Catholic Contextual urban Theology, Mimetic Theory, Contemplative Prayer. And other random ramblings.

Saturday, 12 March 2011

Homily at Mass, Ash Wednesday, 9 March 2011


In a short moment, we will have the imposition of ashes, which is accompanied by the words:

Remember that you are dust, and to dust you shall return.
Turn away from sin and be faithful to the Gospel.

These words are not accidental, and were not made up recently by the people who write services.  They consist of two quotations from scripture. The first is from Genesis 3:19. After the disobedience of Adam and Eve in the Garden of Eden, God says to Adam:

By the sweat of your face
   you shall eat bread
until you return to the ground,
   for out of it you were taken;
you are dust,
   and to dust you shall return.

The second, slightly paraphrased, quotation is from Mark 1:14-15:

Now after John was arrested, Jesus came to Galilee, proclaiming the good news of God, and saying, ‘The time is fulfilled, and the kingdom of God has come near; repent, and believe in the good news.’

In the simple words and action of the imposition of ash are contained the tragedy and the hope of the whole human story.

First, remember you are dust and to dust you shall return. That is of course a reminder of death, a memento mori, that we should always live with eternity in mind, knowing that this life is transient. But those words also speak to us of our creation. God has created us out of the dust of the earth, which he called into being out of nothing. We are created in love, created with a purpose. God has created us in his image, the image of the Holy Trinity, to live life in all its fullness, in his creation which he made entirely good.

But sin has marred that creation, has damaged God’s image in us. Human disobedience and sin prevents us from living as God wants us to. We turn away from communion with God and one another, preferring our selfish interests, our rivalrous desires, the violent exaltation of the ego. Death has become for us not an aspect of the goodness of creation but a tyranny of fear and subjugation, the murderous mechanism that drives the whole human race into a cycle of cynicism and despair.

But God would not allow that his creation should fail.  When, in his providence, the fullness of time had come, he sent his Son into the world to put right what had gone wrong. This was foreshadowed in the Old Testament Rite of Atonement, when the priest emerged from the Holy of Holies to enact God entering his creation to bring healing and restoration.

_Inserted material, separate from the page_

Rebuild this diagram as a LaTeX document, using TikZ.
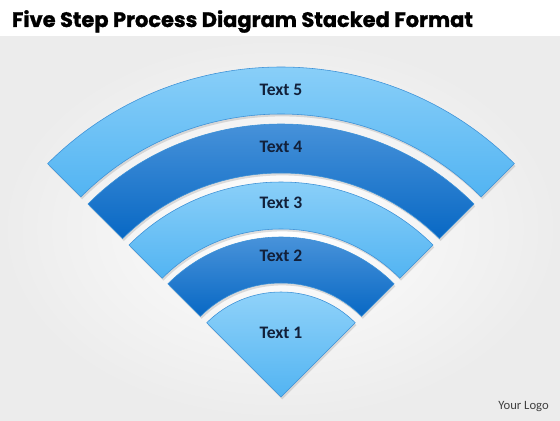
\documentclass[tikz,border=0pt]{standalone}
\usepackage{fontspec}
\setmainfont{Carlito}
\newfontfamily\titlefont[BoldFeatures={FakeBold=1.2}]{Poppins}
\usetikzlibrary{shadows}

\definecolor{lighttop}{RGB}{150,213,250}
\definecolor{lightbot}{RGB}{82,180,242}
\definecolor{darktop}{RGB}{85,155,222}
\definecolor{darkbot}{RGB}{8,104,196}
\definecolor{bandedge}{RGB}{60,145,215}
\definecolor{labeltext}{RGB}{18,32,58}
\definecolor{bggray}{RGB}{236,236,236}

\tikzset{
  lightband/.style={top color=lighttop, bottom color=lightbot, draw=bandedge, line width=0.4pt,
    drop shadow={opacity=0.25, shadow xshift=0.03cm, shadow yshift=-0.06cm}},
  darkband/.style={top color=darktop, bottom color=darkbot, draw=bandedge, line width=0.4pt,
    drop shadow={opacity=0.25, shadow xshift=0.03cm, shadow yshift=-0.06cm}},
  steptext/.style={font=\bfseries\fontsize{12.5}{14}\selectfont, text=labeltext},
}

\begin{document}
\begin{tikzpicture}
       \useasboundingbox (0,0) rectangle (14,10.5);
       \fill[white] (0,0) rectangle (14,10.5);
       \shade[inner color=white, outer color=bggray] (0,0) rectangle (14,9.575);

       \node(title)[anchor=base west, font=\titlefont\bfseries\fontsize{14.9}{17}\selectfont] at (0.175,9.825) {Five Step Process Diagram Stacked Format};

       \coordinate(O) at (7.025,0.575);

       % outer band
       \path[lightband] ([shift={(45:8.25)}]O) arc[start angle=45, end angle=135, radius=8.25]
         -- ([shift={(135:7.075)}]O) arc[start angle=135, end angle=45, radius=7.075] -- cycle;
       \node(T5)[steptext] at (7.025,8.25) {Text 5};

       \path[darkband] ([shift={(45:6.825)}]O) arc[start angle=45, end angle=135, radius=6.825]
         -- ([shift={(135:5.6)}]O) arc[start angle=135, end angle=45, radius=5.6] -- cycle;
       \node(T4)[steptext] at (7.025,6.825) {Text 4};

       \path[lightband] ([shift={(45:5.375)}]O) arc[start angle=45, end angle=135, radius=5.375]
         -- ([shift={(135:4.2)}]O) arc[start angle=135, end angle=45, radius=4.2] -- cycle;
       \node(T3)[steptext] at (7.025,5.425) {Text 3};

       \path[darkband] ([shift={(45:4.0)}]O) arc[start angle=45, end angle=135, radius=4.0]
         -- ([shift={(135:2.85)}]O) arc[start angle=135, end angle=45, radius=2.85] -- cycle;
       \node(T2)[steptext] at (7.025,4.1) {Text 2};

       % inner wedge
       \path[lightband] (O) -- ([shift={(45:2.625)}]O) arc[start angle=45, end angle=135, radius=2.625] -- cycle;
       \node(T1)[steptext] at (7.025,2.175) {Text 1};

       \node(logo)[font=\fontsize{9}{10}\selectfont, text=black!75] at (13.09,0.325) {Your Logo};
     \end{tikzpicture}
\end{document}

And now Jesus has come, as our true High Priest, to make atonement for us once and for all. God in Jesus has reconciled the world to himself. And we receive that restoration which he has worked for us by repenting and believing in the good news, by turning away from our sins and being faithful to the Gospel.

And yet there is more. Jesus joins up the whole broken human story and brings out of the ruin of the fall something greater than what was lost. For God has now united himself with our human nature. The Body of Jesus, like our bodies, was made from the dust of the earth, and was returned to the earth on the evening of Good Friday. And yet, because of the incarnation, that human Body is also the Body of God. Here at the beginning of Lent we look forward to those tremendous mysteries of Holy Week and Easter. Jesus’ new commandment of love. The institution of the Eucharist, the Body of Christ given for us in a wholly new way. And the death, the burial, and the resurrection of Christ.

For that Body, formed from the dust of the earth, was raised from the dead and ascended into heaven, and lives now in the Church and in the Eucharist. The dust of the earth, our human nature, united with God, has been taken into the life of God for all eternity. And that is our destiny, too, united with Christ. That is the glorious completion of the entire human story signified in these short words:

Remember that you are dust, and to dust you shall return.
Turn away from sin and be faithful to the Gospel.